I had GPT and Gemini separately research a large amount of literature, and they each estimated a set of functional ratios for each stage of schooling. I’ve synthesized them, and the result is roughly as follows:
- Primary School: Human Capital 80% + Signaling 5% + Social Capital 15%
- Middle School: Human Capital 45% + Signaling 40% + Social Capital 15%
- High School: Human Capital 10% + Signaling 80% + Social Capital 10%
- University: Human Capital 30% + Signaling 20% + Social Capital 50%
You need to fine-tune this based on specific circumstances. For example, if you are studying medicine or hardcore STEM subjects in university, the ratio of human capital would be higher. But the key point here is: do the right thing in the right place. Don’t live primary school like eleventh grade, don’t treat the Gaokao as a judgment on your character, and don’t live university like a thirteenth year of high school.
Conclusion #
A reader of this course once asked in the comments: “First-graders are the most eager to raise their hands; by sixth grade, very few do; middle schoolers say they aren’t interested in anything. Who stole the innate ability to learn?”
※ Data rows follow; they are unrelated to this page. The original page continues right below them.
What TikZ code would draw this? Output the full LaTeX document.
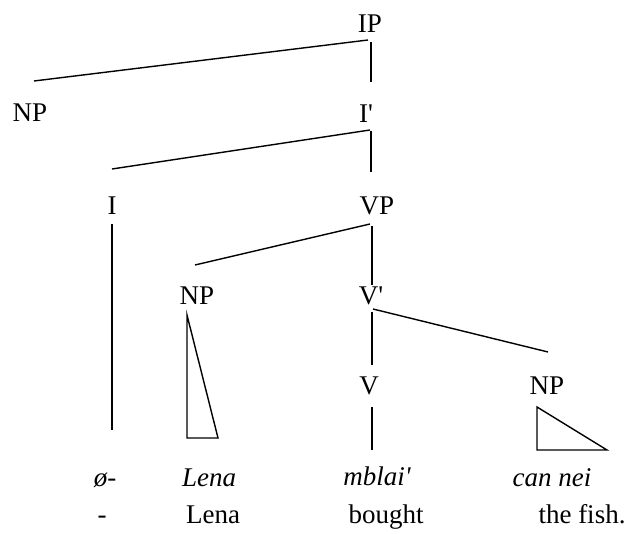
\documentclass[tikz,border=0pt]{standalone}
\usepackage{fontspec}
\setmainfont{Liberation Serif}[Ligatures=TeXOff]
\begin{document}
\begin{tikzpicture}[x=1pt,y=-1pt,
  lab/.style={font=\fontsize{27}{30}\selectfont, inner sep=0pt, anchor=base},
  br/.style={line width=1.4pt, black}]
\useasboundingbox (0,0) rectangle (630,534);
\node[lab] (ip) at (370,33) {IP};
\node[lab] (np1) at (30,122) {NP};
\node[lab] (ib) at (366,123) {I'};
\node[lab] (i) at (112,215) {I};
\node[lab] (vp) at (377,215) {VP};
\node[lab] (np2) at (197,305) {NP};
\node[lab] (vb) at (371,305) {V'};
\node[lab] (v) at (369,395) {V};
\node[lab] (np3) at (547,395) {NP};
\node[lab] (w1) at (105,487) {\itshape ø-};
\node[lab] (w2) at (209,487) {\itshape Lena};
\node[lab] (w3) at (377,486) {\itshape mblai'};
\node[lab] (w4) at (552,487) {\itshape can nei};
\node[lab] (g1) at (102,524) {-};
\node[lab] (g2) at (213,524) {Lena};
\node[lab] (g3) at (386,524) {bought};
\node[lab] (g4) at (582,524) {the fish.};
\coordinate (ipb) at (368,40);
\coordinate (npt) at (34,81);
\draw[br] (ipb) -- (npt);
\draw[br] (371,42) -- (371,82);
\draw[br] (370,130) -- (112,169);
\draw[br] (371,131) -- (371,172);
\draw[br] (112,224) -- (112,430);
\draw[br] (370,224) -- (195,265);
\draw[br] (372,226) -- (372,285);
\draw[br] (187,315) -- (187,438) -- (218,438) -- cycle;
\draw[br] (372,312) -- (372,365);
\draw[br] (373,309) -- (548,352);
\draw[br] (372,407) -- (372,450);
\draw[br] (537,407) -- (537,450) -- (607,450) -- cycle;
\end{tikzpicture}
\end{document}
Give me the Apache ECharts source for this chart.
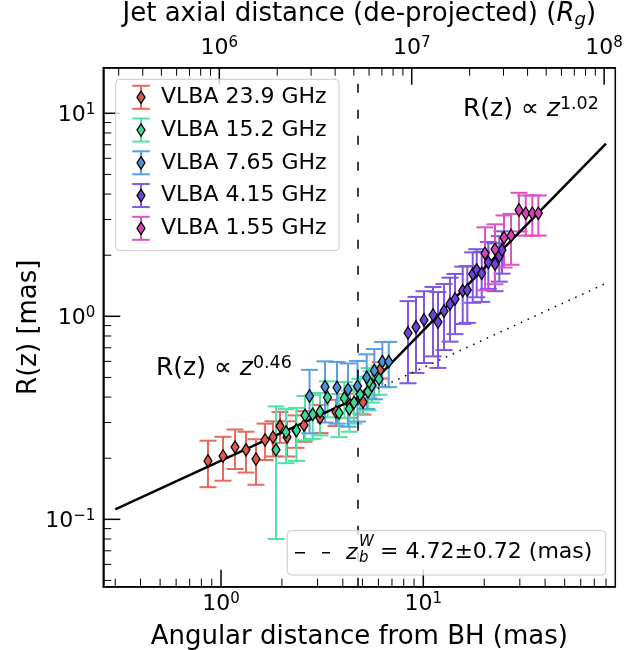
<!DOCTYPE html>
<html><head><meta charset="utf-8">
<script src="https://cdn.jsdelivr.net/npm/echarts@6/dist/echarts.min.js"></script>
<style>html,body{margin:0;padding:0;background:#fff}#c{width:626px;height:650px}</style>
</head><body><div id="c"></div>
<script>
// ---------------- data ----------------
const seriesLabels = ['VLBA 23.9 GHz','VLBA 15.2 GHz','VLBA 7.65 GHz','VLBA 4.15 GHz','VLBA 1.55 GHz'];
const barColors    = ['#e8695e','#52e3a4','#5a9fe2','#8157e2','#e052c4'];
const markColors   = ['#e0574b','#3fd894','#4a92dc','#7240d8','#de3fb8'];

const x23 = [0.862,1.023,1.173,1.329,1.489,1.651,1.807,1.957,2.120,2.348,2.572,3.086,3.702,4.342,5.035,5.578,6.109];
const y23 = [0.194,0.205,0.227,0.220,0.198,0.246,0.254,0.288,0.254,0.275,0.291,0.316,0.338,0.366,0.378,0.459,0.544];
const e23 = [0.05,0.05,0.05,0.05,0.05,0.05,0.05,0.05,0.05,0.05,0.05,0.05,0.05,0.05,0.05,0.05,0.05];

const x15 = [1.870,2.096,2.361,2.601,2.840,3.086,3.361,3.831,4.070,4.307,4.544,4.866,5.330,5.558,5.391,6.040];
const y15 = [0.220,0.269,0.274,0.325,0.329,0.339,0.398,0.334,0.395,0.350,0.376,0.412,0.425,0.456,0.476,0.491];
const e15 = [0.14,0.08,0.08,0.08,0.08,0.08,0.08,0.08,0.08,0.08,0.08,0.08,0.08,0.08,0.08,0.08];

const x7 = [2.739,3.267,3.745,4.245,4.729,5.252,5.725,6.271,6.745];
const y7 = [0.405,0.450,0.446,0.436,0.453,0.500,0.540,0.598,0.598];
const e7 = [0.14,0.15,0.15,0.15,0.15,0.15,0.15,0.15,0.15];

const x4 = [8.403,9.203,10.08,11.17,11.82,12.66,13.55,14.35,15.66,16.50,17.55,18.37,19.44,20.96,22.62,23.75,24.49];
const y4 = [0.828,0.886,0.959,1.015,0.937,1.062,1.150,1.217,1.337,1.348,1.616,1.691,1.628,1.845,1.810,1.982,2.122];
const e4 = [0.36,0.36,0.37,0.38,0.38,0.38,0.40,0.40,0.42,0.42,0.45,0.45,0.45,0.48,0.48,0.5,0.5];

const x1 = [20.18,22.62,25.06,27.14,29.72,32.08,34.58,37.03];
const y1 = [2.043,2.138,2.439,2.495,3.339,3.217,3.217,3.217];
const e1 = [0.7,0.7,0.7,0.7,0.72,0.72,0.72,0.72];

// broken power-law fit
const fitX = [0.30, 4.72, 80];
const fitY = [0.112, 0.396, 7.09];
const extX = [4.72, 80];
const extY = [0.396, 1.454];
const breakX = 4.72;

// axis extents
const xMin = 0.2619, xMax = 88.93;
const yMin = 0.04658, yMax = 16.77;
const rgMin = 2.495e5, rgMax = 1.143e8;

const FONT = '"DejaVu Sans"';

// --------------- helpers ---------------
function powLabel(v){
  const e = Math.log10(v), r = Math.round(e);
  if (Math.abs(e - r) > 1e-6) return '';
  return '{b|10}{s|' + (r < 0 ? '\u2212' + (-r) : r) + '}';
}
const richLab = {
  b: {fontSize: 22, fontFamily: FONT, color: '#000', lineHeight: 22, padding: [3,0,0,0]},
  s: {fontSize: 15, fontFamily: FONT, color: '#000', lineHeight: 15, verticalAlign: 'top'}
};
function minorList(lo, hi){
  const out = [];
  for (let p = Math.floor(Math.log10(lo)); p <= Math.ceil(Math.log10(hi)); p++){
    for (let m = 2; m <= 9; m++){ const v = m * Math.pow(10, p); if (v > lo && v < hi) out.push(v); }
  }
  return out;
}
function majorList(lo, hi){
  const out = [];
  for (let p = Math.ceil(Math.log10(lo)); p <= Math.floor(Math.log10(hi)); p++) out.push(Math.pow(10, p));
  return out;
}
function tickSeries(side, values, len, lw, xIdx){
  return {
    type: 'custom', xAxisIndex: xIdx || 0, yAxisIndex: 0, silent: true, z: 20, clip: false,
    data: values.map(v => side === 'left' ? [xMin, v] : [v, yMin]),
    encode: {x: 0, y: 1},
    renderItem: function(params, api){
      const cs = params.coordSys;
      const p = api.coord([api.value(0), api.value(1)]);
      let shape;
      if (side === 'bottom') shape = {x1: p[0], y1: cs.y + cs.height, x2: p[0], y2: cs.y + cs.height - len};
      else if (side === 'top') shape = {x1: p[0], y1: cs.y, x2: p[0], y2: cs.y + len};
      else shape = {x1: cs.x, y1: p[1], x2: cs.x + len, y2: p[1]};
      return {type: 'line', shape: shape, style: {stroke: '#000', lineWidth: lw}};
    }
  };
}
function errSeries(xs, ys, es, color){
  return {
    type: 'custom', z: 2, silent: true,
    data: xs.map((x, i) => [x, ys[i] - es[i], ys[i] + es[i]]),
    encode: {x: 0, y: [1, 2]},
    renderItem: function(params, api){
      const x = api.value(0);
      const a = api.coord([x, api.value(2)]), b = api.coord([x, api.value(1)]);
      const cw = 8.5, st = {stroke: color, lineWidth: 2};
      return {type: 'group', children: [
        {type: 'line', shape: {x1: a[0], y1: a[1], x2: b[0], y2: b[1]}, style: st},
        {type: 'line', shape: {x1: a[0]-cw, y1: a[1], x2: a[0]+cw, y2: a[1]}, style: st},
        {type: 'line', shape: {x1: b[0]-cw, y1: b[1], x2: b[0]+cw, y2: b[1]}, style: st}
      ]};
    }
  };
}
function scatSeries(name, xs, ys, color){
  return {
    type: 'scatter', name: name, z: 4, symbol: 'diamond', symbolSize: [8, 12.5],
    data: xs.map((x, i) => [x, ys[i]]),
    itemStyle: {color: color, borderColor: '#000', borderWidth: 1.3, opacity: 1}
  };
}

const allX = [x23, x15, x7, x4, x1], allY = [y23, y15, y7, y4, y1], allE = [e23, e15, e7, e4, e1];
const series = [];
for (let i = 0; i < 5; i++) series.push(errSeries(allX[i], allY[i], allE[i], barColors[i]));
for (let i = 0; i < 5; i++) series.push(scatSeries(seriesLabels[i], allX[i], allY[i], markColors[i]));
series.push({
  type: 'line', z: 3, silent: true, showSymbol: false, symbol: 'none',
  data: fitX.map((x, i) => [x, fitY[i]]),
  lineStyle: {color: '#000', width: 2.5},
  markLine: {silent: true, symbol: ['none','none'], label: {show: false},
    lineStyle: {color: '#000', width: 1.5, type: [9, 17]},
    data: [{xAxis: breakX}]}
});
series.push({
  type: 'line', z: 3, silent: true, showSymbol: false, symbol: 'none',
  data: extX.map((x, i) => [x, extY[i]]),
  lineStyle: {color: '#000', width: 1.5, type: [1.5, 6]}
});
series.push(tickSeries('bottom', minorList(xMin, xMax), 8, 1));
series.push(tickSeries('bottom', majorList(xMin, xMax), 17, 1.5));
series.push(tickSeries('left', minorList(yMin, yMax), 8, 1));
series.push(tickSeries('left', majorList(yMin, yMax), 17, 1.5));
series.push(tickSeries('top', minorList(rgMin, rgMax), 8, 1, 1));
series.push(tickSeries('top', majorList(rgMin, rgMax), 17, 1.5, 1));

// --------------- legends (graphic) ---------------
const g = [];
g.push({type: 'rect', z: 100, shape: {x: 115.7, y: 79.3, width: 223.3, height: 171.4, r: 4},
  style: {fill: 'rgba(255,255,255,0.8)', stroke: '#cccccc', lineWidth: 1}});
seriesLabels.forEach((lab, i) => {
  const cy = 97.3 + i * 32.75, cx = 141, h = 11.5, cw = 8.8;
  const st = {stroke: barColors[i], lineWidth: 2};
  g.push({type: 'line', z: 101, shape: {x1: cx, y1: cy - h, x2: cx, y2: cy + h}, style: st});
  g.push({type: 'line', z: 101, shape: {x1: cx - cw, y1: cy - h, x2: cx + cw, y2: cy - h}, style: st});
  g.push({type: 'line', z: 101, shape: {x1: cx - cw, y1: cy + h, x2: cx + cw, y2: cy + h}, style: st});
  g.push({type: 'polygon', z: 102, shape: {points: [[cx, cy - 6.2], [cx + 4, cy], [cx, cy + 6.2], [cx - 4, cy]]},
    style: {fill: markColors[i], stroke: '#000', lineWidth: 1.3}});
  g.push({type: 'text', z: 102, x: 161, y: cy, style: {text: lab, font: '22px ' + FONT, fill: '#000', verticalAlign: 'middle'}});
});
// second legend
g.push({type: 'rect', z: 100, shape: {x: 287.3, y: 530.7, width: 318.4, height: 44.3, r: 4},
  style: {fill: 'rgba(255,255,255,0.8)', stroke: '#cccccc', lineWidth: 1}});
g.push({type: 'line', z: 101, shape: {x1: 295, y1: 552.7, x2: 330, y2: 552.7}, style: {stroke: '#000', lineWidth: 1.5, lineDash: [10, 17]}});
g.push({type: 'text', z: 102, x: 346, y: 553, style: {text: 'z', font: 'italic 22px ' + FONT, fill: '#000', verticalAlign: 'middle'}});
g.push({type: 'text', z: 102, x: 359, y: 542, style: {text: 'W', font: 'italic 15px ' + FONT, fill: '#000', verticalAlign: 'middle'}});
g.push({type: 'text', z: 102, x: 359, y: 558, style: {text: 'b', font: 'italic 15px ' + FONT, fill: '#000', verticalAlign: 'middle'}});
g.push({type: 'text', z: 102, x: 380, y: 552.7, style: {text: '= 4.72\u00b10.72 (mas)', font: '22px ' + FONT, fill: '#000', verticalAlign: 'middle'}});
// annotations
const annRich = {
  n: {fontSize: 25, fontFamily: FONT, color: '#000', lineHeight: 25, padding: [2,0,0,0]},
  i: {fontSize: 25, fontFamily: FONT, fontStyle: 'italic', color: '#000', lineHeight: 25, padding: [2,0,0,0]},
  s: {fontSize: 17.5, fontFamily: FONT, color: '#000', lineHeight: 17.5, verticalAlign: 'top'}
};
g.push({type: 'text', z: 102, x: 463, y: 108, style: {text: '{n|R(z) \u221d }{i|z}{s|1.02}', rich: annRich, verticalAlign: 'middle'}});
g.push({type: 'text', z: 102, x: 156, y: 367, style: {text: '{n|R(z) \u221d }{i|z}{s|0.46}', rich: annRich, verticalAlign: 'middle'}});

// --------------- chart ---------------
const chart = echarts.init(document.getElementById('c'), null, {renderer: 'canvas'});
chart.setOption({
  animation: false,
  backgroundColor: '#fff',
  grid: {left: 103.3, right: 10.7, top: 67.7, bottom: 63.3, containLabel: false, outerBoundsMode: 'none',
    show: true, borderColor: '#000', borderWidth: 1.5, backgroundColor: 'transparent'},
  xAxis: [{
    type: 'log', logBase: 10, min: xMin, max: xMax, position: 'bottom',
    name: 'Angular distance from BH (mas)', nameLocation: 'middle', nameGap: 38,
    nameTextStyle: {fontSize: 26, fontFamily: FONT, color: '#000'},
    axisLine: {show: true, lineStyle: {color: '#000', width: 1.5}},
    axisTick: {show: false}, splitLine: {show: false}, minorTick: {show: false},
    axisLabel: {formatter: powLabel, rich: richLab, margin: 5, showMinLabel: false, showMaxLabel: false, color: '#000'}
  }, {
    type: 'log', logBase: 10, min: rgMin, max: rgMax, position: 'top',
    name: '{n|Jet axial distance (de-projected) (}{i|R}{u|g}{n|)}', nameLocation: 'middle', nameGap: 24,
    nameTextStyle: {rich: {
      n: {fontSize: 26, fontFamily: FONT, color: '#000', lineHeight: 30},
      i: {fontSize: 26, fontFamily: FONT, fontStyle: 'italic', color: '#000', lineHeight: 30},
      u: {fontSize: 18, fontFamily: FONT, fontStyle: 'italic', color: '#000', lineHeight: 18, verticalAlign: 'bottom'}
    }},
    axisLine: {show: true, lineStyle: {color: '#000', width: 1.5}},
    axisTick: {show: false}, splitLine: {show: false}, minorTick: {show: false},
    axisLabel: {formatter: powLabel, rich: richLab, margin: 10, showMinLabel: false, showMaxLabel: false, color: '#000'}
  }],
  yAxis: [{
    type: 'log', logBase: 10, min: yMin, max: yMax,
    name: 'R(z) [mas]', nameLocation: 'middle', nameGap: 61, nameMoveOverlap: false,
    nameTextStyle: {fontSize: 26, fontFamily: FONT, color: '#000'},
    axisLine: {show: true, lineStyle: {color: '#000', width: 1.5}},
    axisTick: {show: false}, splitLine: {show: false}, minorTick: {show: false},
    axisLabel: {formatter: powLabel, rich: richLab, margin: 8, showMinLabel: false, showMaxLabel: false, color: '#000'}
  }],
  graphic: g,
  series: series
});
</script>
</body></html>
The answer, of course, is signaling. It is exams that have pushed learning from intrinsic motivation to external regulation, and from agency to passivity. If parents force their children to be “involution kings” starting from primary school, it only makes matters worse.
Remember, high school is only three years. What we must do is keep the spark of curiosity alive through high school, into university, into work, and into lifelong learning as adults—that is where real scholarship and real ability lie.
I hope the model I’ve described today becomes obsolete soon. One day, people will realize that high schoolers shouldn’t specialize in drilling for the Gaokao, and that university isn’t that important.
There are already signs: employment rates for university graduates are falling, and the signaling effect of a university diploma is weakening. The reality is that talents in sports, arts, sales, repair, operations, live streaming, entrepreneurship, organization, negotiation, aesthetics, craftsmanship… these have little to do with exam papers. “Everything can be tested via exams” is not a social norm; it is a social disease.
An ideal society should be one where whoever has what talent can exercise it, and whoever wants to learn what talent can learn it, without needing certification or institutional approval… but until that ideal is realized, you must temporarily respect the hard constraints.
Notes #
[1] Spence, Michael. 1973. “Job Market Signaling.” Quarterly Journal of Economics 87 (3): 355–374. See also 精英日课 Season 3, Game Theory 12. How to Screen Signals.
[2] Jia, Ruixue, and Hongbin Li. 2021. “Just above the Exam Cutoff Score: Elite College Admission and Wages in China.” Journal of Public Economics 196: 104371.
[3] Sacerdote, Bruce. 2001. “Peer Effects with Random Assignment: Results for Dartmouth Roommates.” Quarterly Journal of Economics 116 (2): 681–704.
[4] Chetty, Raj, John N. Friedman, Nathaniel Hilger, Emmanuel Saez, Diane Whitmore Schanzenbach, and Danny Yagan. 2011. “How Does Your Kindergarten Classroom Affect Your Earnings? Evidence from Project STAR.” Quarterly Journal of Economics 126 (4): 1593–1660.
[5] Chetty, Raj, John N. Friedman, and Jonah E. Rockoff. “Measuring the Impacts of Teachers II: Teacher Value-Added and Student Outcomes in Adulthood.” American Economic Review 104, no. 9 (2014): 2633–2679; Heckman, James J., Seong Hyeok Moon, Rodrigo Pinto, Peter A. Savelyev, and Adam Yavitz. “The Rate of Return to the High/Scope Perry Preschool Program.” NBER Working Paper 15471, 2009.
[6] Chowdry, Haroon, Claire Crawford, Lorraine Dearden, Alissa Goodman, and Anna Vignoles. 2013. “Widening Participation in Higher Education: Analysis Using Linked Administrative Data.” Journal of the Royal Statistical Society: Series A (Statistics in Society) 176 (2): 431–457.
[7] 精英日课 Season 3, Scientific Conclusions on the Early Education Arms Race.
[8] Hanushek, Eric A., and Ludger Woessmann. 2006. “Does Educational Tracking Affect Performance and Inequality? Differences-in-Differences Evidence across Countries.” Economic Journal 116 (510): C63–C76.
[9] 精英日课 Season 6, Scientific Learning Methods Targeting Exam-Oriented Education.
[10] Jackson, Philip W. Life in Classrooms. New York: Holt, Rinehart and Winston, 1968.